● **GIVEN INFORMATION**

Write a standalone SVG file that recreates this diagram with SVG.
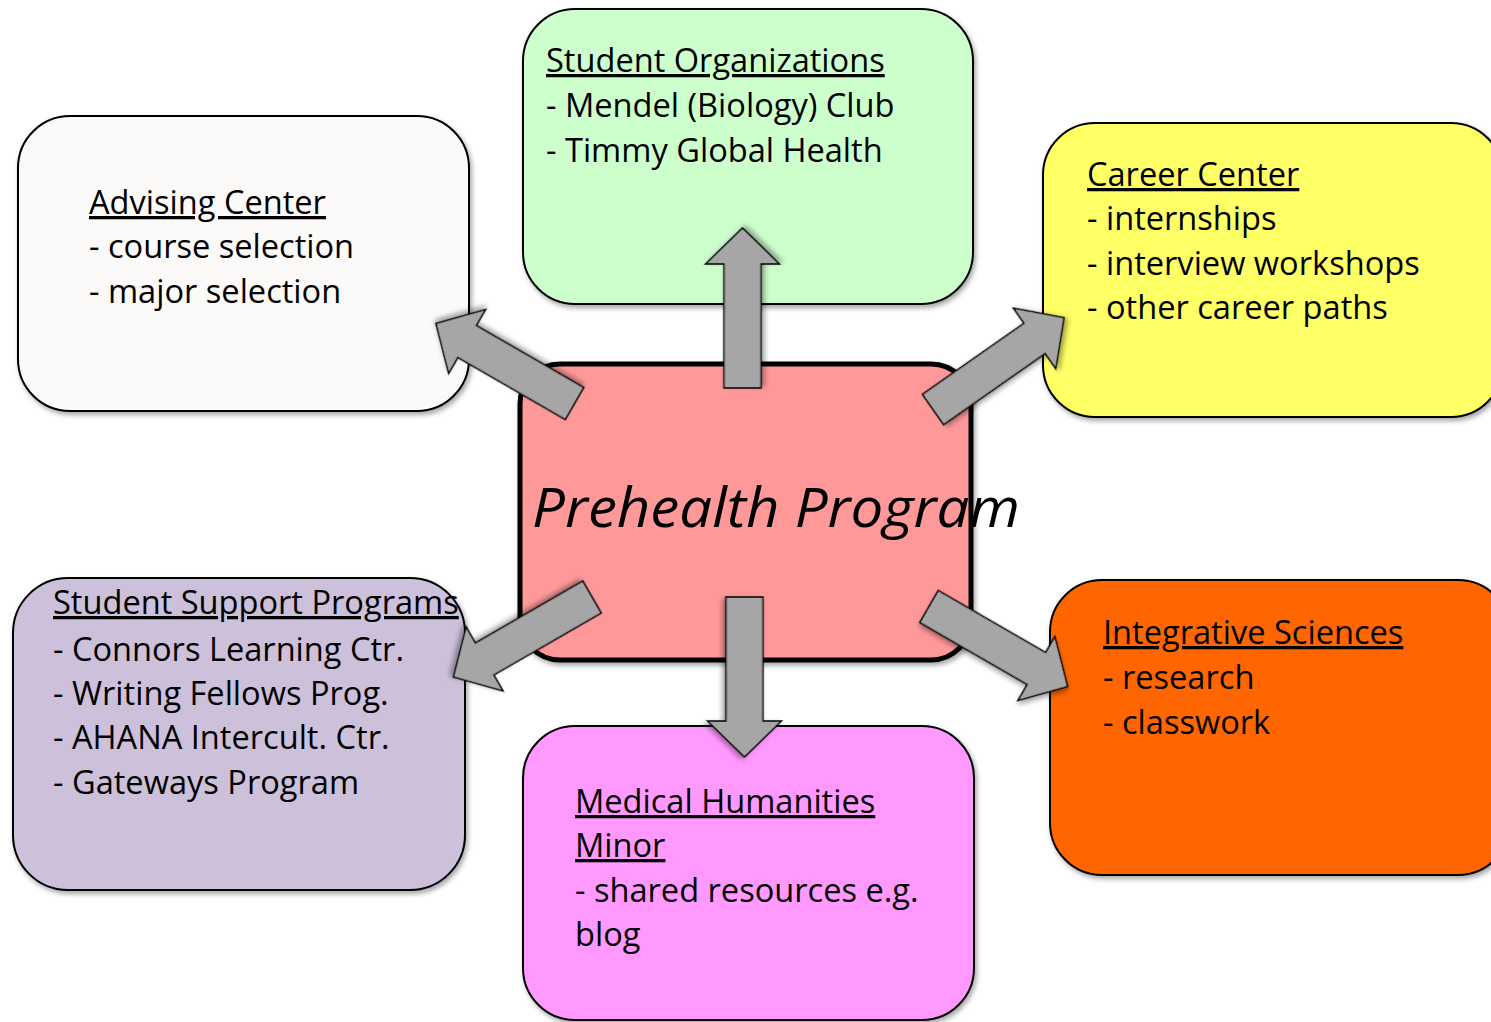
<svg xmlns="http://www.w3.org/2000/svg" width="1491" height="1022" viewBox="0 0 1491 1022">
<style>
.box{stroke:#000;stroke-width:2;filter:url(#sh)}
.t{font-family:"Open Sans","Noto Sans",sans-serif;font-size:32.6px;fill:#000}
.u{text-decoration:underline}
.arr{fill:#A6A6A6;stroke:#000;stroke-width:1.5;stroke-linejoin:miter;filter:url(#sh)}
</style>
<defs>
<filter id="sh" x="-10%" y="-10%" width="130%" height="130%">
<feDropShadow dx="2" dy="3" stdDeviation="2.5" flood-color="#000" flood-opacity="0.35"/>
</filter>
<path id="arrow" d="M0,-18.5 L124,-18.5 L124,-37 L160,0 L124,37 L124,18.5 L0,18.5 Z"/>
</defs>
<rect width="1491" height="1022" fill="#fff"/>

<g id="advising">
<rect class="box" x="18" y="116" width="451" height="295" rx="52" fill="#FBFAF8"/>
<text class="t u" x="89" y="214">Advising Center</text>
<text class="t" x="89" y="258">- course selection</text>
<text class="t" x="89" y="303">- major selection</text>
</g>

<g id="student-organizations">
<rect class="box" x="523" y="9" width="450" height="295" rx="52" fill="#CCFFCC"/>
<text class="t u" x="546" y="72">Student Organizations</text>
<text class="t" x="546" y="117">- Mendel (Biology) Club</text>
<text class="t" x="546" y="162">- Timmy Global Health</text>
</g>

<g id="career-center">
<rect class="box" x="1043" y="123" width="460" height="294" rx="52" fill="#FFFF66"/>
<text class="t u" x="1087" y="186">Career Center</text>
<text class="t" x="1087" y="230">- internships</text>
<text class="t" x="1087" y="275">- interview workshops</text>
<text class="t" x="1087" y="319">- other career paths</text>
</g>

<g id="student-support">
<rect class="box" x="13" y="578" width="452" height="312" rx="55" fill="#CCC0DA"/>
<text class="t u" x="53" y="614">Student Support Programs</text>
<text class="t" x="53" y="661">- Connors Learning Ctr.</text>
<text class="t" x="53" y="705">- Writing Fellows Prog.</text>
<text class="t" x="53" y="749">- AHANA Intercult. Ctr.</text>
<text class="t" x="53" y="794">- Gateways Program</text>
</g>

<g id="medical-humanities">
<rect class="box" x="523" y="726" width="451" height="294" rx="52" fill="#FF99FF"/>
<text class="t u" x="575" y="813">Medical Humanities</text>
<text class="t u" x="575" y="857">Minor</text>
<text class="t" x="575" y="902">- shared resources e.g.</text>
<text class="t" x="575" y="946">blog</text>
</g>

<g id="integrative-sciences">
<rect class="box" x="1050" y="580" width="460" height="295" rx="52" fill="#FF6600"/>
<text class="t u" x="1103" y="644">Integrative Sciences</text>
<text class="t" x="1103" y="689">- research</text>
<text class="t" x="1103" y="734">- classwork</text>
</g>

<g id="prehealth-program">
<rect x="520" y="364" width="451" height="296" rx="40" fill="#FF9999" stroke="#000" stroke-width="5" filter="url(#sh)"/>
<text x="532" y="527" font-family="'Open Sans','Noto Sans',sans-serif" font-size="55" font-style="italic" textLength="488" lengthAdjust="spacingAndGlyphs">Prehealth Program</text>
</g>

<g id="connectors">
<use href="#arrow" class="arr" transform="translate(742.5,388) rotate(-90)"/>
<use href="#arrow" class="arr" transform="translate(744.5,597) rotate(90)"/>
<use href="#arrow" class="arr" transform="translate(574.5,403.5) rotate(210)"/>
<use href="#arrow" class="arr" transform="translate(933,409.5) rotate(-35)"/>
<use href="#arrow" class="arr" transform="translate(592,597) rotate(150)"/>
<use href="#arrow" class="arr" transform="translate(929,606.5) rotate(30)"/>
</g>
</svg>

● **THE REQUEST**
Copy the material above exactly and drop the pictures.

● **REPLY**
Write a standalone SVG file that recreates this diagram with SVG.
<svg xmlns="http://www.w3.org/2000/svg" width="1491" height="1022" viewBox="0 0 1491 1022">
<style>
.box{stroke:#000;stroke-width:2;filter:url(#sh)}
.t{font-family:"Open Sans","Noto Sans",sans-serif;font-size:32.6px;fill:#000}
.u{text-decoration:underline}
.arr{fill:#A6A6A6;stroke:#000;stroke-width:1.5;stroke-linejoin:miter;filter:url(#sh)}
</style>
<defs>
<filter id="sh" x="-10%" y="-10%" width="130%" height="130%">
<feDropShadow dx="2" dy="3" stdDeviation="2.5" flood-color="#000" flood-opacity="0.35"/>
</filter>
<path id="arrow" d="M0,-18.5 L124,-18.5 L124,-37 L160,0 L124,37 L124,18.5 L0,18.5 Z"/>
</defs>
<rect width="1491" height="1022" fill="#fff"/>

<g id="advising">
<rect class="box" x="18" y="116" width="451" height="295" rx="52" fill="#FBFAF8"/>
<text class="t u" x="89" y="214">Advising Center</text>
<text class="t" x="89" y="258">- course selection</text>
<text class="t" x="89" y="303">- major selection</text>
</g>

<g id="student-organizations">
<rect class="box" x="523" y="9" width="450" height="295" rx="52" fill="#CCFFCC"/>
<text class="t u" x="546" y="72">Student Organizations</text>
<text class="t" x="546" y="117">- Mendel (Biology) Club</text>
<text class="t" x="546" y="162">- Timmy Global Health</text>
</g>

<g id="career-center">
<rect class="box" x="1043" y="123" width="460" height="294" rx="52" fill="#FFFF66"/>
<text class="t u" x="1087" y="186">Career Center</text>
<text class="t" x="1087" y="230">- internships</text>
<text class="t" x="1087" y="275">- interview workshops</text>
<text class="t" x="1087" y="319">- other career paths</text>
</g>

<g id="student-support">
<rect class="box" x="13" y="578" width="452" height="312" rx="55" fill="#CCC0DA"/>
<text class="t u" x="53" y="614">Student Support Programs</text>
<text class="t" x="53" y="661">- Connors Learning Ctr.</text>
<text class="t" x="53" y="705">- Writing Fellows Prog.</text>
<text class="t" x="53" y="749">- AHANA Intercult. Ctr.</text>
<text class="t" x="53" y="794">- Gateways Program</text>
</g>

<g id="medical-humanities">
<rect class="box" x="523" y="726" width="451" height="294" rx="52" fill="#FF99FF"/>
<text class="t u" x="575" y="813">Medical Humanities</text>
<text class="t u" x="575" y="857">Minor</text>
<text class="t" x="575" y="902">- shared resources e.g.</text>
<text class="t" x="575" y="946">blog</text>
</g>

<g id="integrative-sciences">
<rect class="box" x="1050" y="580" width="460" height="295" rx="52" fill="#FF6600"/>
<text class="t u" x="1103" y="644">Integrative Sciences</text>
<text class="t" x="1103" y="689">- research</text>
<text class="t" x="1103" y="734">- classwork</text>
</g>

<g id="prehealth-program">
<rect x="520" y="364" width="451" height="296" rx="40" fill="#FF9999" stroke="#000" stroke-width="5" filter="url(#sh)"/>
<text x="532" y="527" font-family="'Open Sans','Noto Sans',sans-serif" font-size="55" font-style="italic" textLength="488" lengthAdjust="spacingAndGlyphs">Prehealth Program</text>
</g>

<g id="connectors">
<use href="#arrow" class="arr" transform="translate(742.5,388) rotate(-90)"/>
<use href="#arrow" class="arr" transform="translate(744.5,597) rotate(90)"/>
<use href="#arrow" class="arr" transform="translate(574.5,403.5) rotate(210)"/>
<use href="#arrow" class="arr" transform="translate(933,409.5) rotate(-35)"/>
<use href="#arrow" class="arr" transform="translate(592,597) rotate(150)"/>
<use href="#arrow" class="arr" transform="translate(929,606.5) rotate(30)"/>
</g>
</svg>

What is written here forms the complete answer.